Gli scali portuali italiani vanno tassati nella misura in cui esercitino attività economica. Sul punto la Commissione UE avanza ormai come un treno: muovendosi sui binari del principio fondamentale della trasparenza dei conti pubblici e trascinandosi dietro i vagoni della giurisprudenza maturata sulle Port Authority di altri Paesi membri (Germania, Francia, Spagna e Belgio). Tutto il resto è irrilevante, appare anzi faziosa qualsiasi argomentazione in punta di diritto che miri a difendere la natura pubblica delle nostre Autorità Portuali.
Ai piani alti di Bruxelles un esito diverso della controversia non viene nemmeno preso in considerazione. Lo conferma a PortNews un autorevole esponente della DG Competition, che per ovvi motivi preferisce restare anonimo. «L’ordinamento europeo non attribuisce importanza alla forma giuridica delle Port Authority – spiega – e non è poi così raro trovare in Italia, come in Europa, enti pubblici che abbiano un regime di doppia contabilità».
Una nostra eventuale opposizione porterebbe soltanto a un allungamento dei tempi ma non risparmierebbe a Roma un sicuro verdetto sfavorevole: «La Commissione avvierà a novembre l’indagine formale a carico dell’Italia e in sei mesi potrebbe arrivare a formulare le proprie deduzioni, accertando formalmente se i porti nazionali abbiano fruito o no di aiuti di Stato illegittimi. A quel punto, nel caso in cui dovessero permanere le ragioni da cui è scaturita la controversia, il ricorso alla Corte Europea di Giustizia sarebbe inevitabile».
In un anno, al massimo in un anno e mezzo, si arriverebbe così alla sentenza definitiva. Sentenza che appare però scontata, se non altro perché la stessa Corte, pronunciandosi su casi analoghi (vedi la Francia), ha già dato ragione alla Commissione.

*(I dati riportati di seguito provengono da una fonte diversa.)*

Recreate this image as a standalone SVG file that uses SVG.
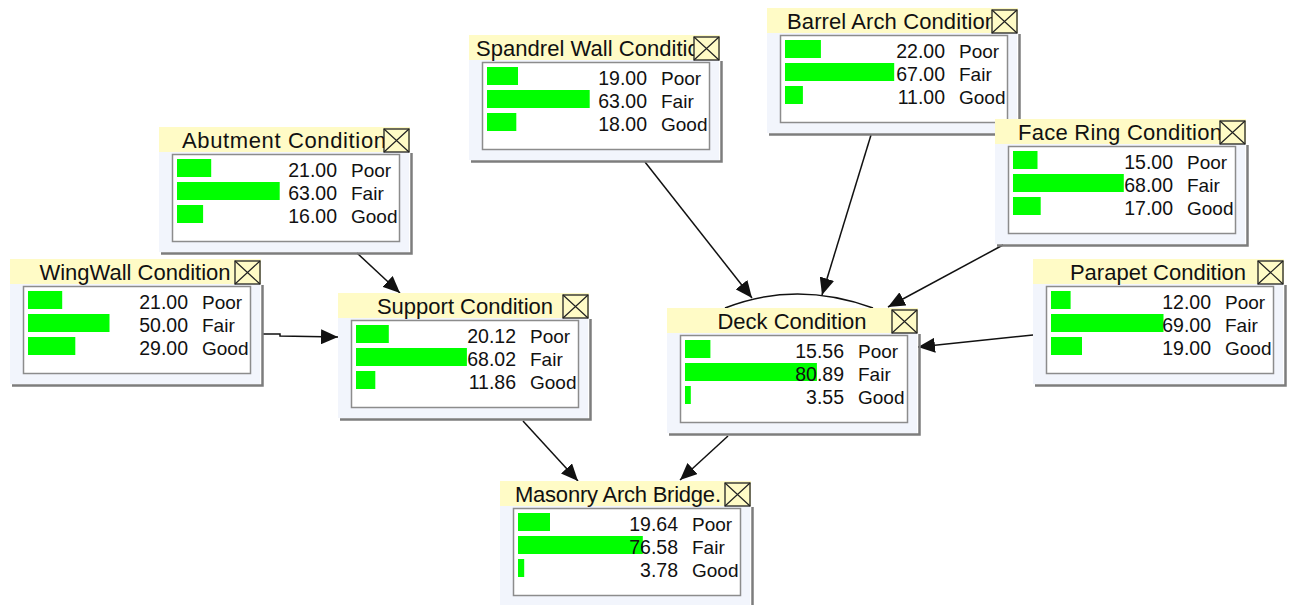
<svg xmlns="http://www.w3.org/2000/svg" width="1295" height="605" viewBox="0 0 1295 605">
<style>
.panel{fill:#F2F5FC;stroke:none}
.shadow{fill:none;stroke:#7d7d7d;stroke-width:2.5}
.title{fill:#FFFBC6;stroke:none}
.ttl{font-family:"Liberation Sans",Arial,sans-serif;font-size:22px;fill:#111;text-anchor:middle}
.xbox{fill:#FFFBC6;stroke:#222;stroke-width:1.3}
.xline{stroke:#222;stroke-width:1.2;fill:none}
.inner{fill:#fff;stroke:#8c8c8c;stroke-width:1.5}
.bar{fill:#00FF00}
.val{font-family:"Liberation Sans",Arial,sans-serif;font-size:19.5px;fill:#111;text-anchor:end}
.lab{font-family:"Liberation Sans",Arial,sans-serif;font-size:19px;fill:#111}
.edge{stroke:#111;stroke-width:1.5;fill:none}
</style>
<defs>
<marker id="arr" markerUnits="userSpaceOnUse" markerWidth="18" markerHeight="15" refX="17" refY="7.5" orient="auto">
<path d="M0,0 L17,7.5 L0,15 z" fill="#111"/>
</marker>
</defs>
<rect x="0" y="0" width="1295" height="605" fill="#fff"/>
<g id="connectors">
<line class="edge" x1="357" y1="253" x2="400" y2="293" marker-end="url(#arr)"/>
<polyline class="edge" points="263,334 280,334 280,336 338,337" marker-end="url(#arr)"/>
<line class="edge" x1="523" y1="421" x2="578" y2="481" marker-end="url(#arr)"/>
<line class="edge" x1="728" y1="436" x2="680" y2="480" marker-end="url(#arr)"/>
<line class="edge" x1="645" y1="162" x2="752" y2="298" marker-end="url(#arr)"/>
<line class="edge" x1="871" y1="135" x2="822" y2="295" marker-end="url(#arr)"/>
<line class="edge" x1="1003" y1="245" x2="888" y2="307" marker-end="url(#arr)"/>
<line class="edge" x1="1033" y1="335" x2="918" y2="347" marker-end="url(#arr)"/>
<path class="edge" d="M725,308 Q796,280 873,308"/>
</g>
<g id="abutment" transform="translate(159,127)">
<rect class="panel" x="0" y="25" width="250" height="100"/>
<path class="shadow" d="M2,126.5 H252.5 V26"/>
<rect class="title" x="0" y="0" width="251" height="25"/>
<text class="ttl" x="125" y="21" textLength="204" lengthAdjust="spacing">Abutment Condition</text>
<rect class="xbox" x="225" y="2" width="25" height="23"/>
<path class="xline" d="M225,2 L250,25 M250,2 L225,25"/>
<rect class="inner" x="13.5" y="27.5" width="227" height="87"/>
<rect class="bar" x="18" y="32" width="34.2" height="18"/>
<rect class="bar" x="18" y="55" width="102.7" height="18"/>
<rect class="bar" x="18" y="78" width="26.1" height="18"/>
<text class="val" x="178" y="50">21.00</text><text class="lab" x="192" y="50">Poor</text>
<text class="val" x="178" y="73">63.00</text><text class="lab" x="192" y="73">Fair</text>
<text class="val" x="178" y="96">16.00</text><text class="lab" x="192" y="96">Good</text>
</g>
<g id="wingwall" transform="translate(10,259)">
<rect class="panel" x="0" y="25" width="250" height="100"/>
<path class="shadow" d="M2,126.5 H252.5 V26"/>
<rect class="title" x="0" y="0" width="251" height="25"/>
<text class="ttl" x="125" y="21">WingWall Condition</text>
<rect class="xbox" x="225" y="2" width="25" height="23"/>
<path class="xline" d="M225,2 L250,25 M250,2 L225,25"/>
<rect class="inner" x="13.5" y="27.5" width="227" height="87"/>
<rect class="bar" x="18" y="32" width="34.2" height="18"/>
<rect class="bar" x="18" y="55" width="81.5" height="18"/>
<rect class="bar" x="18" y="78" width="47.3" height="18"/>
<text class="val" x="178" y="50">21.00</text><text class="lab" x="192" y="50">Poor</text>
<text class="val" x="178" y="73">50.00</text><text class="lab" x="192" y="73">Fair</text>
<text class="val" x="178" y="96">29.00</text><text class="lab" x="192" y="96">Good</text>
</g>
<g id="support" transform="translate(338,293)">
<rect class="panel" x="0" y="25" width="250" height="100"/>
<path class="shadow" d="M2,126.5 H252.5 V26"/>
<rect class="title" x="0" y="0" width="251" height="25"/>
<text class="ttl" x="127" y="21">Support Condition</text>
<rect class="xbox" x="225" y="2" width="25" height="23"/>
<path class="xline" d="M225,2 L250,25 M250,2 L225,25"/>
<rect class="inner" x="13.5" y="27.5" width="227" height="87"/>
<rect class="bar" x="18" y="32" width="32.8" height="18"/>
<rect class="bar" x="18" y="55" width="110.9" height="18"/>
<rect class="bar" x="18" y="78" width="19.3" height="18"/>
<text class="val" x="178" y="50">20.12</text><text class="lab" x="192" y="50">Poor</text>
<text class="val" x="178" y="73">68.02</text><text class="lab" x="192" y="73">Fair</text>
<text class="val" x="178" y="96">11.86</text><text class="lab" x="192" y="96">Good</text>
</g>
<g id="spandrel" transform="translate(469,35)">
<rect class="panel" x="0" y="25" width="250" height="100"/>
<path class="shadow" d="M2,126.5 H252.5 V26"/>
<rect class="title" x="0" y="0" width="251" height="25"/>
<text class="ttl" x="125" y="21" textLength="236" lengthAdjust="spacing">Spandrel Wall Condition</text>
<rect class="xbox" x="225" y="2" width="25" height="23"/>
<path class="xline" d="M225,2 L250,25 M250,2 L225,25"/>
<rect class="inner" x="13.5" y="27.5" width="227" height="87"/>
<rect class="bar" x="18" y="32" width="31" height="18"/>
<rect class="bar" x="18" y="55" width="102.7" height="18"/>
<rect class="bar" x="18" y="78" width="29.3" height="18"/>
<text class="val" x="178" y="50">19.00</text><text class="lab" x="192" y="50">Poor</text>
<text class="val" x="178" y="73">63.00</text><text class="lab" x="192" y="73">Fair</text>
<text class="val" x="178" y="96">18.00</text><text class="lab" x="192" y="96">Good</text>
</g>
<g id="barrel" transform="translate(767,8)">
<rect class="panel" x="0" y="25" width="250" height="100"/>
<path class="shadow" d="M2,126.5 H252.5 V26"/>
<rect class="title" x="0" y="0" width="251" height="25"/>
<text class="ttl" x="125" y="21" textLength="210" lengthAdjust="spacing">Barrel Arch Condition</text>
<rect class="xbox" x="225" y="2" width="25" height="23"/>
<path class="xline" d="M225,2 L250,25 M250,2 L225,25"/>
<rect class="inner" x="13.5" y="27.5" width="227" height="87"/>
<rect class="bar" x="18" y="32" width="35.9" height="18"/>
<rect class="bar" x="18" y="55" width="109.2" height="18"/>
<rect class="bar" x="18" y="78" width="17.9" height="18"/>
<text class="val" x="178" y="50">22.00</text><text class="lab" x="192" y="50">Poor</text>
<text class="val" x="178" y="73">67.00</text><text class="lab" x="192" y="73">Fair</text>
<text class="val" x="178" y="96">11.00</text><text class="lab" x="192" y="96">Good</text>
</g>
<g id="facering" transform="translate(995,119)">
<rect class="panel" x="0" y="25" width="250" height="100"/>
<path class="shadow" d="M2,126.5 H252.5 V26"/>
<rect class="title" x="0" y="0" width="251" height="25"/>
<text class="ttl" x="125" y="21" textLength="204" lengthAdjust="spacing">Face Ring Condition</text>
<rect class="xbox" x="225" y="2" width="25" height="23"/>
<path class="xline" d="M225,2 L250,25 M250,2 L225,25"/>
<rect class="inner" x="13.5" y="27.5" width="227" height="87"/>
<rect class="bar" x="18" y="32" width="24.5" height="18"/>
<rect class="bar" x="18" y="55" width="110.8" height="18"/>
<rect class="bar" x="18" y="78" width="27.7" height="18"/>
<text class="val" x="178" y="50">15.00</text><text class="lab" x="192" y="50">Poor</text>
<text class="val" x="178" y="73">68.00</text><text class="lab" x="192" y="73">Fair</text>
<text class="val" x="178" y="96">17.00</text><text class="lab" x="192" y="96">Good</text>
</g>
<g id="parapet" transform="translate(1033,259)">
<rect class="panel" x="0" y="25" width="250" height="100"/>
<path class="shadow" d="M2,126.5 H252.5 V26"/>
<rect class="title" x="0" y="0" width="251" height="25"/>
<text class="ttl" x="125" y="21">Parapet Condition</text>
<rect class="xbox" x="225" y="2" width="25" height="23"/>
<path class="xline" d="M225,2 L250,25 M250,2 L225,25"/>
<rect class="inner" x="13.5" y="27.5" width="227" height="87"/>
<rect class="bar" x="18" y="32" width="19.6" height="18"/>
<rect class="bar" x="18" y="55" width="112.5" height="18"/>
<rect class="bar" x="18" y="78" width="31" height="18"/>
<text class="val" x="178" y="50">12.00</text><text class="lab" x="192" y="50">Poor</text>
<text class="val" x="178" y="73">69.00</text><text class="lab" x="192" y="73">Fair</text>
<text class="val" x="178" y="96">19.00</text><text class="lab" x="192" y="96">Good</text>
</g>
<g id="deck" transform="translate(667,308)">
<rect class="panel" x="0" y="25" width="250" height="100"/>
<path class="shadow" d="M2,126.5 H252.5 V26"/>
<rect class="title" x="0" y="0" width="251" height="25"/>
<text class="ttl" x="125" y="21">Deck Condition</text>
<rect class="xbox" x="225" y="2" width="25" height="23"/>
<path class="xline" d="M225,2 L250,25 M250,2 L225,25"/>
<rect class="inner" x="13.5" y="27.5" width="227" height="87"/>
<rect class="bar" x="18" y="32" width="25.4" height="18"/>
<rect class="bar" x="18" y="55" width="131.9" height="18"/>
<rect class="bar" x="18" y="78" width="5.8" height="18"/>
<text class="val" x="177" y="50">15.56</text><text class="lab" x="191" y="50">Poor</text>
<text class="val" x="177" y="73">80.89</text><text class="lab" x="191" y="73">Fair</text>
<text class="val" x="177" y="96">3.55</text><text class="lab" x="191" y="96">Good</text>
</g>
<g id="masonry" transform="translate(500,481)">
<rect class="panel" x="0" y="25" width="250" height="100"/>
<path class="shadow" d="M2,126.5 H252.5 V26"/>
<rect class="title" x="0" y="0" width="251" height="25"/>
<text class="ttl" x="118" y="21" textLength="206" lengthAdjust="spacing">Masonry Arch Bridge.</text>
<rect class="xbox" x="225" y="2" width="25" height="23"/>
<path class="xline" d="M225,2 L250,25 M250,2 L225,25"/>
<rect class="inner" x="13.5" y="27.5" width="227" height="87"/>
<rect class="bar" x="18" y="32" width="32" height="18"/>
<rect class="bar" x="18" y="55" width="124.8" height="18"/>
<rect class="bar" x="18" y="78" width="6.2" height="18"/>
<text class="val" x="178" y="50">19.64</text><text class="lab" x="192" y="50">Poor</text>
<text class="val" x="178" y="73">76.58</text><text class="lab" x="192" y="73">Fair</text>
<text class="val" x="178" y="96">3.78</text><text class="lab" x="192" y="96">Good</text>
</g>
</svg>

A quel punto lo step successivo sarebbe quello dell’apertura della procedura di infrazione. A Bruxelles sperano di non dover arrivare a tanto. Confidano in un nostro atteggiamento più collaborativo, che superi un ostruzionismo fine a se stesso.
Per la Commissione non esistono infatti spazi di manovra. L’esenzione dal pagamento dell’Imposta sul reddito delle società (IRES) può essere ritenuta una forma di aiuto di Stato qualora sia riferita a redditi generati dalle attività economiche. A tal riguardo, è definibile come economica qualsiasi attività che consista nell’offrire beni o servizi in un determinato mercato. Un principio che vale anche per le concessioni portuali. Che un’entità eserciti una o più attività di competenza dello Stato o non economiche non è insomma condizione sufficiente perché non venga considerata alla stregua di un’impresa.
Non ci sono scappatoie e l’Italia farebbe meglio a muoversi nel solco tracciato da Francia e Spagna. Entrambe hanno a suo tempo aperto una lunga trattativa sulle technitality, definendo punto per punto cosa sia o meno un’ attività economica. Madrid, ad esempio, ha accettato di modificare il proprio sistema sulla base delle indicazioni della Commissione, chiedendo però che al contempo venisse approvato un piano di aiuti di Stato per i porti del sud, in diretta concorrenza con quelli nord-africani.
Roma può ancora giocare una propria partita per strappare a Bruxelles il miglior accordo possibile. L’unico punto su cui l’UE non è disposta a trattare è sulla trasparenza dei finanziamenti. Le istituzioni comunitarie non vogliono che i soldi statali vengano usati per coprire le inefficienze del pubblico. Da questo punto di vista, l’introduzione del regime di doppia contabilità avrebbe agli occhi della Commissione un merito fondamentale: costringerebbe le Autorità Portuali a valorizzare meglio i propri asset, permettendo allo Stato di avere finalmente un metro di valutazione oggettivo per distinguere le AdSP virtuose da quelle che sono rimaste indietro.
La verità è che nel grande gioco della geopolitica mondiale, i porti oggi sono sempre più contendibili e sempre più in competizione tra di loro. Sottrarsi alle regole della concorrenza è per l’UE non solo un errore ma una vera e propria aberrazione.
«Le cose stanno in questo modo ed è bene che la politica italiana se ne renda conto», conclude la nostra fonte all’interno della DG Competition. Porti avvisati, mezzo salvati.